The first line shows us if the neuron is active (green color) or not (blue color), while the next five lines say us, what the neural network is predicting, particularly, what letter is going to come next. If it’s confident about its prediction, the color of the corresponding cell is red and if it’s not confident – it is light red.
The first row demonstrates the neuron’s activation inside the URL www.ynetnews.com. Then, below each of the letter you can see, what is the network’s prediction for the next letter.
For example, after the first “w” it’s pretty confident that the next letter will be “w” as well. Conversely, its prediction about the letter or symbol after “.” is very unsure because it could actually be any website.
As you see from the image, the network continues generating predictions even when the actual neuron is dormant. See, for example, how it was able to predict the word “language” just from the first two letters.

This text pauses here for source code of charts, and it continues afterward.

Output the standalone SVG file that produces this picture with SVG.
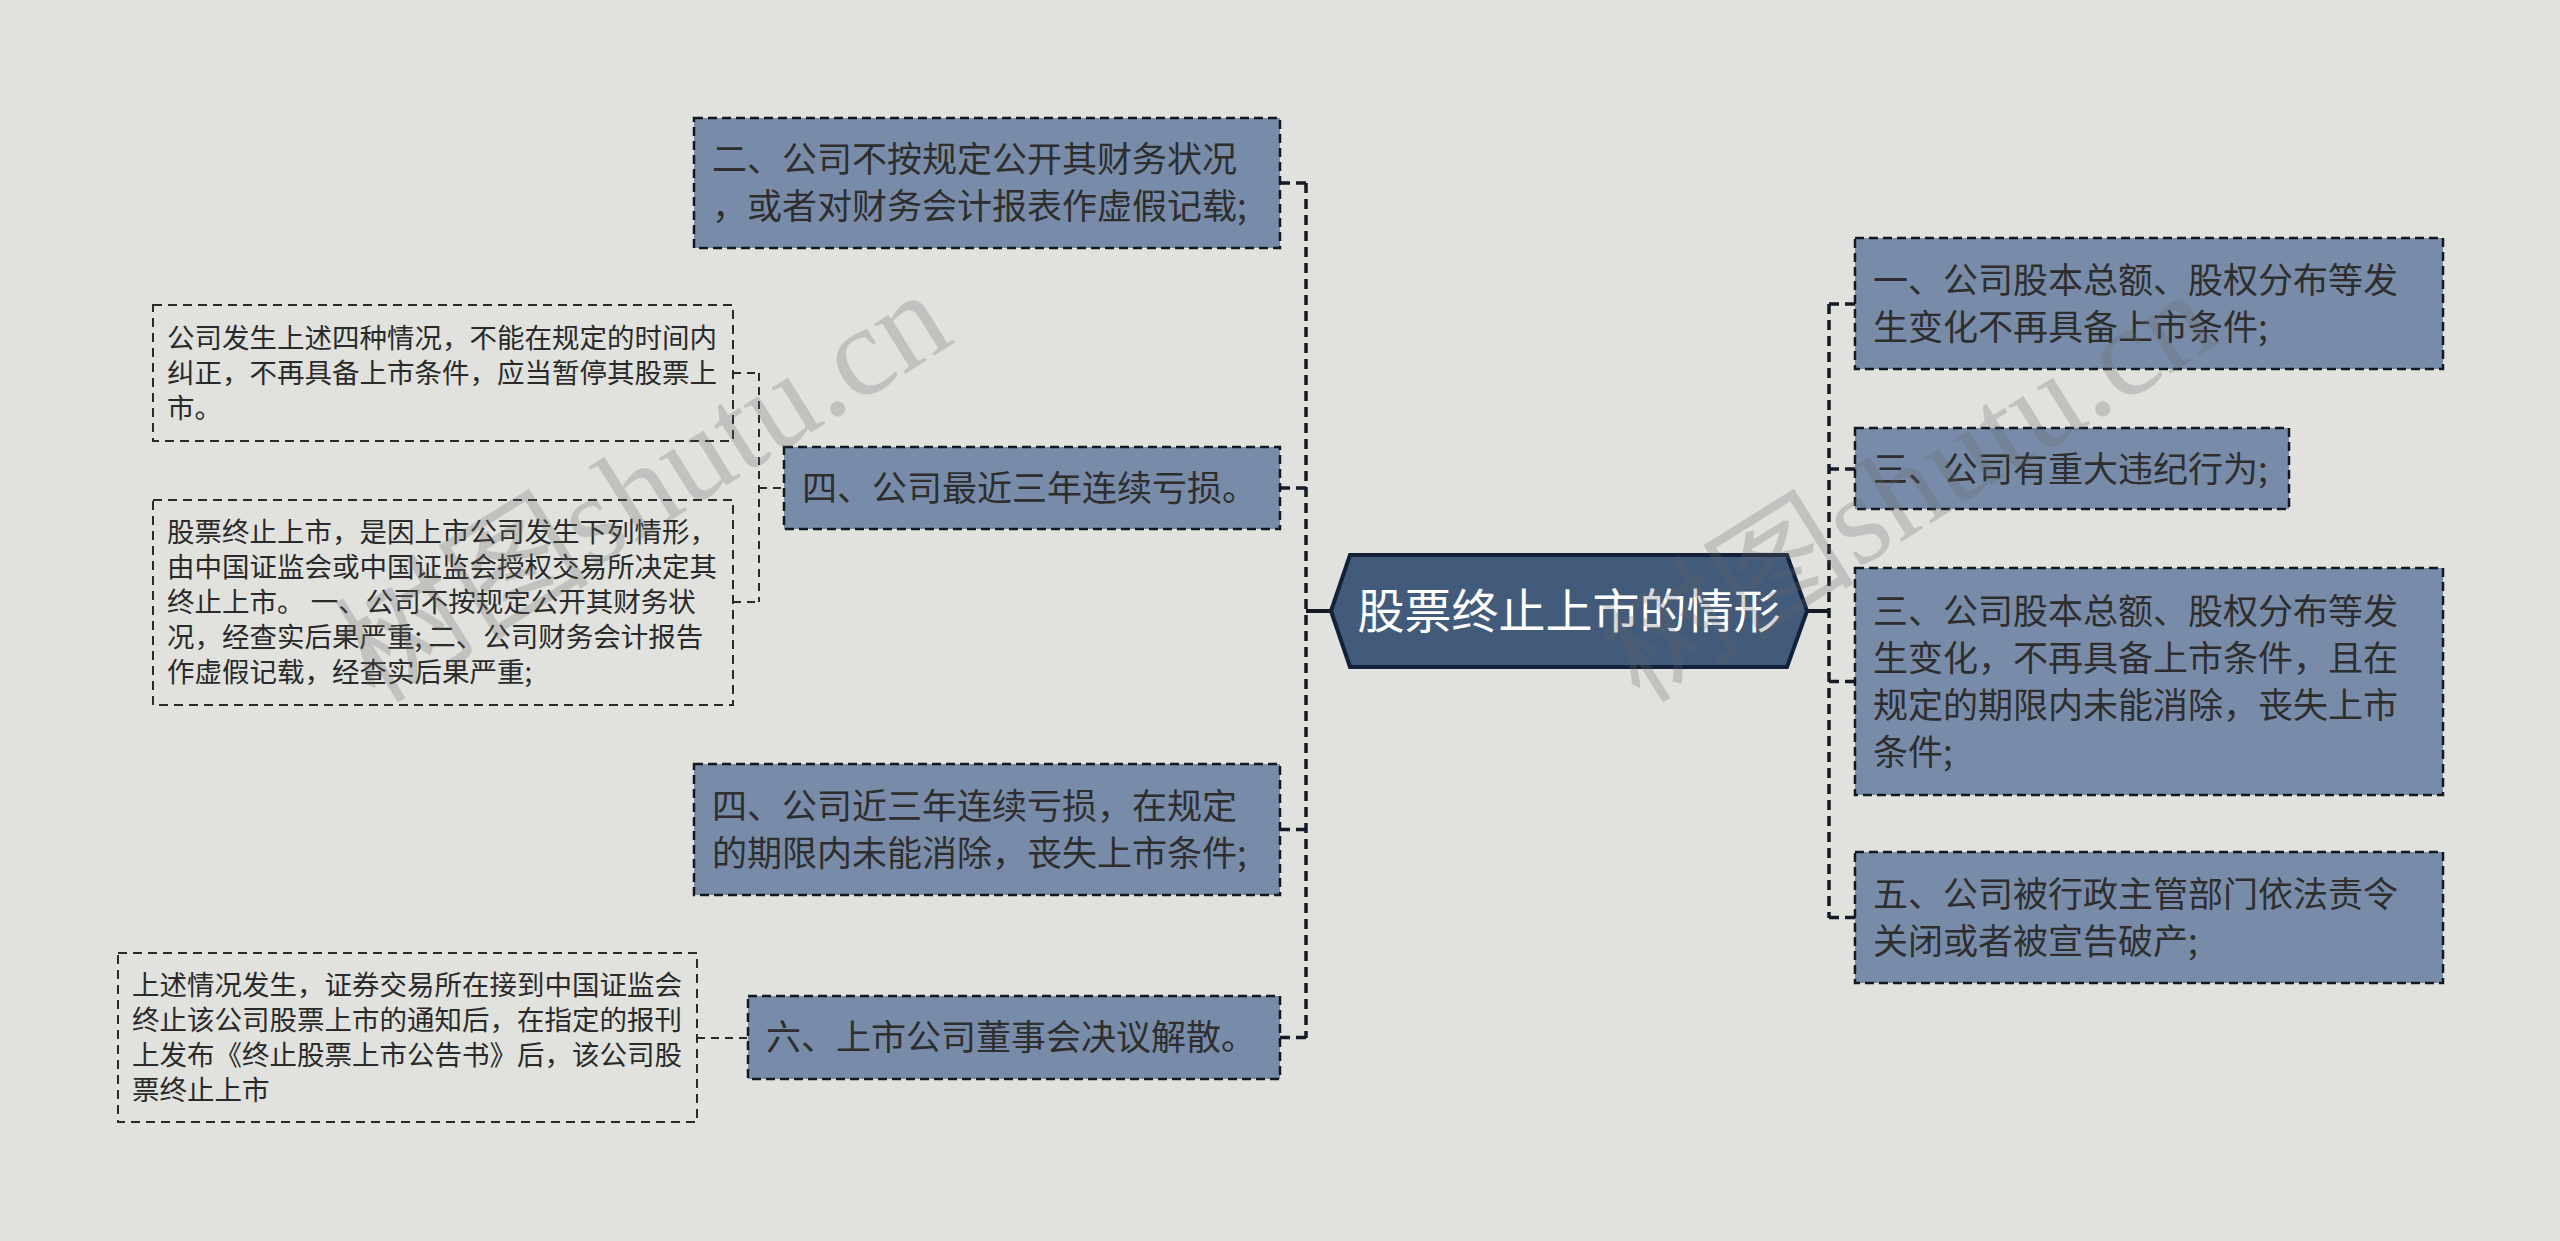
<svg xmlns="http://www.w3.org/2000/svg" width="2560" height="1241" viewBox="0 0 2560 1241">
<style>
.bg{fill:#e1e2de}
.box{fill:#788ca9;stroke:#111820;stroke-width:2.5;stroke-dasharray:9 5}
.note{fill:none;stroke:#2a2a2a;stroke-width:2;stroke-dasharray:9 6}
.t{font-family:"Noto Sans CJK SC","Liberation Sans",sans-serif;font-size:35px;fill:#2e2e2e}
.n{font-family:"Noto Sans CJK SC","Liberation Sans",sans-serif;font-size:27.5px;fill:#2a2a2a}
.c{font-family:"Noto Sans CJK SC","Liberation Sans",sans-serif;font-size:47px;fill:#ffffff}
.ln{fill:none;stroke:#151b26;stroke-width:3.5;stroke-dasharray:10 6}
.ln2{fill:none;stroke:#2a2a2a;stroke-width:2;stroke-dasharray:8 6}
.solid{fill:none;stroke:#151b26;stroke-width:4}
.wm{font-family:"Liberation Serif","Noto Sans CJK SC",serif;font-size:128px;fill:#666;opacity:0.25}
</style>
<rect class="bg" x="0" y="0" width="2560" height="1241"/>

<g id="connectors">
  <path class="solid" d="M1331 611 H1306"/>
  <path class="ln" d="M1306 183 V1038"/>
  <path class="ln" d="M1280 183 H1306"/>
  <path class="ln" d="M1280 488 H1306"/>
  <path class="ln" d="M1280 829.5 H1306"/>
  <path class="ln" d="M1280 1037.5 H1306"/>
  <path class="ln2" d="M759 373 V602"/>
  <path class="ln2" d="M733 373 H759"/>
  <path class="ln2" d="M733 602 H759"/>
  <path class="ln2" d="M759 488 H784"/>
  <path class="ln2" d="M697 1038 H748"/>
  <path class="solid" d="M1807 611 H1829"/>
  <path class="ln" d="M1829 304 V918"/>
  <path class="ln" d="M1829 304 H1855"/>
  <path class="ln" d="M1829 469 H1855"/>
  <path class="ln" d="M1829 681.5 H1855"/>
  <path class="ln" d="M1829 917.5 H1855"/>
</g>

<g id="center">
  <polygon points="1331,611 1350,555 1787,555 1807,611 1787,667 1350,667" fill="#435b7b" stroke="#14213a" stroke-width="4"/>
  <text class="c" x="1569" y="628" text-anchor="middle">股票终止上市的情形</text>
</g>

<g id="nodeA">
  <rect class="box" x="694" y="118" width="586" height="130"/>
  <text class="t" x="712" y="172">二、公司不按规定公开其财务状况</text>
  <text class="t" x="712" y="219">，或者对财务会计报表作虚假记载;</text>
</g>
<g id="nodeB">
  <rect class="box" x="784" y="447" width="496" height="82"/>
  <text class="t" x="802" y="501">四、公司最近三年连续亏损。</text>
</g>
<g id="nodeC">
  <rect class="box" x="694" y="764" width="586" height="131"/>
  <text class="t" x="712" y="819">四、公司近三年连续亏损，在规定</text>
  <text class="t" x="712" y="866">的期限内未能消除，丧失上市条件;</text>
</g>
<g id="nodeD">
  <rect class="box" x="748" y="996" width="532" height="83"/>
  <text class="t" x="766" y="1050">六、上市公司董事会决议解散。</text>
</g>

<g id="note1">
  <rect class="note" x="153" y="305" width="580" height="136"/>
  <text class="n" x="167" y="348">公司发生上述四种情况，不能在规定的时间内</text>
  <text class="n" x="167" y="383">纠正，不再具备上市条件，应当暂停其股票上</text>
  <text class="n" x="167" y="418">市。</text>
</g>
<g id="note2">
  <rect class="note" x="153" y="500" width="580" height="205"/>
  <text class="n" x="167" y="542">股票终止上市，是因上市公司发生下列情形，</text>
  <text class="n" x="167" y="577">由中国证监会或中国证监会授权交易所决定其</text>
  <text class="n" x="167" y="612">终止上市。 一、公司不按规定公开其财务状</text>
  <text class="n" x="167" y="647">况，经查实后果严重; 二、公司财务会计报告</text>
  <text class="n" x="167" y="682">作虚假记载，经查实后果严重;</text>
</g>
<g id="note3">
  <rect class="note" x="118" y="953" width="579" height="169"/>
  <text class="n" x="132" y="995">上述情况发生，证券交易所在接到中国证监会</text>
  <text class="n" x="132" y="1030">终止该公司股票上市的通知后，在指定的报刊</text>
  <text class="n" x="132" y="1065">上发布《终止股票上市公告书》后，该公司股</text>
  <text class="n" x="132" y="1100">票终止上市</text>
</g>

<g id="nodeR1">
  <rect class="box" x="1855" y="238" width="588" height="131"/>
  <text class="t" x="1873" y="293">一、公司股本总额、股权分布等发</text>
  <text class="t" x="1873" y="340">生变化不再具备上市条件;</text>
</g>
<g id="nodeR2">
  <rect class="box" x="1855" y="428" width="434" height="81"/>
  <text class="t" x="1873" y="482">三、公司有重大违纪行为;</text>
</g>
<g id="nodeR3">
  <rect class="box" x="1855" y="568" width="588" height="227"/>
  <text class="t" x="1873" y="624">三、公司股本总额、股权分布等发</text>
  <text class="t" x="1873" y="671">生变化，不再具备上市条件，且在</text>
  <text class="t" x="1873" y="718">规定的期限内未能消除，丧失上市</text>
  <text class="t" x="1873" y="765">条件;</text>
</g>
<g id="nodeR4">
  <rect class="box" x="1855" y="852" width="588" height="131"/>
  <text class="t" x="1873" y="907">五、公司被行政主管部门依法责令</text>
  <text class="t" x="1873" y="954">关闭或者被宣告破产;</text>
</g>

<g id="watermarks">
  <text class="wm" x="375" y="705" transform="rotate(-32 375 705)">树图shutu.cn</text>
  <text class="wm" x="1640" y="705" transform="rotate(-32 1640 705)">树图shutu.cn</text>
</g>
</svg>
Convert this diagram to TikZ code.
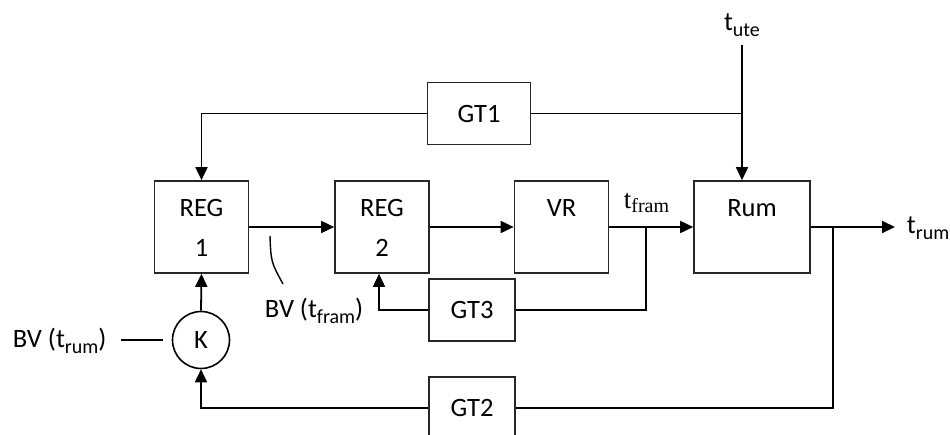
\documentclass[tikz,border=0pt]{standalone}
\usepackage{fontspec}
\setmainfont{Carlito}
\newfontfamily\serifff{Liberation Serif}
\usetikzlibrary{arrows.meta}
\newcommand\mysub[1]{\raisebox{-0.22em}{\fontsize{20}{20}\selectfont #1}}
\begin{document}
\begin{tikzpicture}[x=1pt,y=-1pt,
  line width=1.8pt,
  every node/.style={font=\fontsize{26.5}{30}\selectfont, inner sep=0pt},
  box/.style={draw, rectangle, line width=1.7pt, draw=black!85},
  bigbox/.style={box, minimum width=94pt, minimum height=92pt},
  gtbox/.style={box, minimum width=86pt, minimum height=62pt},
  arr/.style={-{Triangle[length=13pt,width=12pt]}},
  lbl/.style={anchor=center}]
\useasboundingbox (0,0) rectangle (950,435);
\clip (0,0) rectangle (950,435);
% boxes
\node[bigbox] (REG1) at (201.5,227) {};
\node[bigbox] (REG2) at (382,227) {};
\node[bigbox] (VR) at (561.5,227) {};
\node[bigbox, minimum width=116pt] (Rum) at (752,227) {};
\node[gtbox, minimum width=103pt] (GT1) at (479,113.5) {GT1};
\node[gtbox] (GT3) at (472,310) {GT3};
\node[gtbox] (GT2) at (472,408) {GT2};
\node[draw, circle, minimum size=57pt, line width=1.6pt] (K) at (201,340) {K};
% box texts
\node[lbl] (t1a) at (201.5,208) {REG};
\node[lbl] (t1b) at (201.5,248) {1};
\node[lbl] (t2a) at (382,208) {REG};
\node[lbl] (t2b) at (382,248) {2};
\node[lbl] (tvr) at (561.5,208) {VR};
\node[lbl] (trm) at (752,208) {Rum};
% labels
\node[anchor=base] (tute) at (742,31) {t\mysub{ute}};
\node[anchor=base west] (trum) at (906,234) {t\mysub{rum}};
\node[anchor=base west, font=\serifff\fontsize{27}{30}\selectfont] (tfram) at (623,209) {t\raisebox{-0.12em}{\fontsize{20}{20}\selectfont fram}};
\node[anchor=base west] (bvf) at (264,318) {BV (t\mysub{fram})};
\node[anchor=base west] (bvr) at (12,348) {BV (t\mysub{rum})};
% coordinates
\coordinate (tuteTop) at (742,45);
\coordinate (j1) at (646,227);
\coordinate (j2) at (833,227);
\coordinate (tout) at (895,227);
\coordinate (bvL) at (121,340);
\coordinate (bvR) at (163,340);
\coordinate (cvA) at (270,236);
\coordinate (cvB) at (283,284);
% connectors
\draw[arr] (GT1.west) -| (REG1.north);
\draw (GT1.east) -- (tuteTop |- GT1.east);
\draw[arr] (tuteTop) -- (tuteTop |- Rum.north);
\draw[arr] (REG1.east) -- (REG2.west);
\draw[arr] (REG2.east) -- (VR.west);
\draw[arr] (VR.east) -- (Rum.west);
\draw (j1) |- (GT3.east);
\draw[arr] (GT3.west) -| ([xshift=-3pt]REG2.south);
\draw[arr] (Rum.east) -- (tout);
\draw (j2) |- (GT2.east);
\draw[arr] (GT2.west) -| (K.south);
\draw[arr] (K.north) -- (REG1.south);
\draw (bvL) -- (bvR);
\draw[line width=1.4pt] (cvA) .. controls (271,262) .. (cvB);
\end{tikzpicture}
\end{document}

The neuron activates again in the third row, when another URL appears (see the image below). That’s quite an interesting case.
You can observe that the network was pretty sure that the next letter after “co” should be “m” to get “.com”, but it was another dot instead.
Then, the network predicted “u” because the domain “co.uk” (for the United Kingdom) is quite popular. And again, this was the wrong prediction because the actual domain was “co.il” (for Israel), which was not at all considered by the neural network even as 2nd, 3rd, 4th or 5th best guess.